10 years ago · c84be0895c
4 changed files with 26 additions and 32 deletions
--- a/patacrep/authors.py
+++ b/patacrep/authors.py
@ -5,11 +5,8 @@ import re

 LOGGER = logging.getLogger(__name__)

-DEFAULT_AUTHWORDS = {
-    "after": ["by"],
-    "ignore": ["unknown"],
-    "sep": ["and"],
-    }
+AUTHWORDS_KEYS = ["after", "ignore", "separators"]
+
 RE_AFTER = r"^.*\b{}\b(.*)$"
 RE_SEPARATOR = r"^(.*)\b *{} *(\b.*)?$"

@ -19,18 +16,18 @@ def compile_authwords(authwords):
    This regexp will later be used to match these words in authors strings.
    """
    # Fill missing values
-    for (key, value) in DEFAULT_AUTHWORDS.items():
+    for key in AUTHWORDS_KEYS:
        if key not in authwords:
-            authwords[key] = value
+            authwords[key] = []

    # Compilation
    authwords['after'] = [
        re.compile(RE_AFTER.format(word), re.LOCALE)
        for word in authwords['after']
        ]
-    authwords['sep'] = [
+    authwords['separators'] = [
        re.compile(RE_SEPARATOR.format(word), re.LOCALE)
-        for word in ([" %s" % word for word in authwords['sep']] + [',', ';'])
+        for word in ([" %s" % word for word in authwords['separators']] + [',', ';'])
        ]

    return authwords
@ -60,12 +57,12 @@ def split_author_names(string):
    return (chunks[-1].strip(), " ".join(chunks[:-1]).strip())

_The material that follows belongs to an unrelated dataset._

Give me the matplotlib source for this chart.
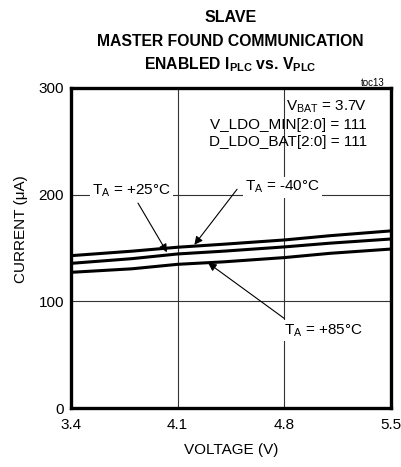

-def split_sep_author(string, sep):
+def split_sep_author(string, separators):
    """Split authors string according to separators.

    Arguments:
    - string: string containing authors names ;
-    - sep: regexp matching a separator.
+    - separators: regexp matching a separator.

    >>> split_sep_author("Tintin and Milou", re.compile(RE_SEPARATOR.format("and")))
    ['Tintin', 'Milou']
@ -73,12 +70,12 @@ def split_sep_author(string, sep):
    ['Tintin']
    """
    authors = []
-    match = sep.match(string)
+    match = separators.match(string)
    while match:
        if match.group(2) is not None:
            authors.append(match.group(2).strip())
        string = match.group(1)
-        match = sep.match(string)
+        match = separators.match(string)
    authors.insert(0, string.strip())
    return authors

@ -105,7 +102,7 @@ def processauthors_removeparen(authors_string):
            dest += char
    return dest

-def processauthors_split_string(authors_string, sep):
+def processauthors_split_string(authors_string, separators):
    """Split strings

    See docstring of processauthors() for more information.
@ -121,7 +118,7 @@ def processauthors_split_string(authors_string, sep):
    ['Tintin', 'Milou']
    """
    authors_list = [authors_string]
-    for sepword in sep:
+    for sepword in separators:
        dest = []
        for author in authors_list:
            dest.extend(split_sep_author(author, sepword))
@ -171,7 +168,7 @@ def processauthors_clean_authors(authors_list):
        if author.lstrip()
        ]

-def processauthors(authors_string, after=None, ignore=None, sep=None):
+def processauthors(authors_string, after=None, ignore=None, separators=None):
    r"""Return an iterator of authors

    For example, in the following call:
@ -186,7 +183,7 @@ def processauthors(authors_string, after=None, ignore=None, sep=None):
    ...   **compile_authwords({
    ...         'after': ["by"],
    ...         'ignore': ["anonymous"],
-    ...         'sep': ["and", ","],
+    ...         'separators': ["and", ","],
    ...         })
    ...   )) == {("Blake", "William"), ("Parry", "Hubert"), ("Royal~Choir~of~FooBar", "The")}
    True
@ -198,7 +195,7 @@ def processauthors(authors_string, after=None, ignore=None, sep=None):
    # "Lyrics by William Blake, music by Hubert Parry,
                and sung by The Royal~Choir~of~FooBar"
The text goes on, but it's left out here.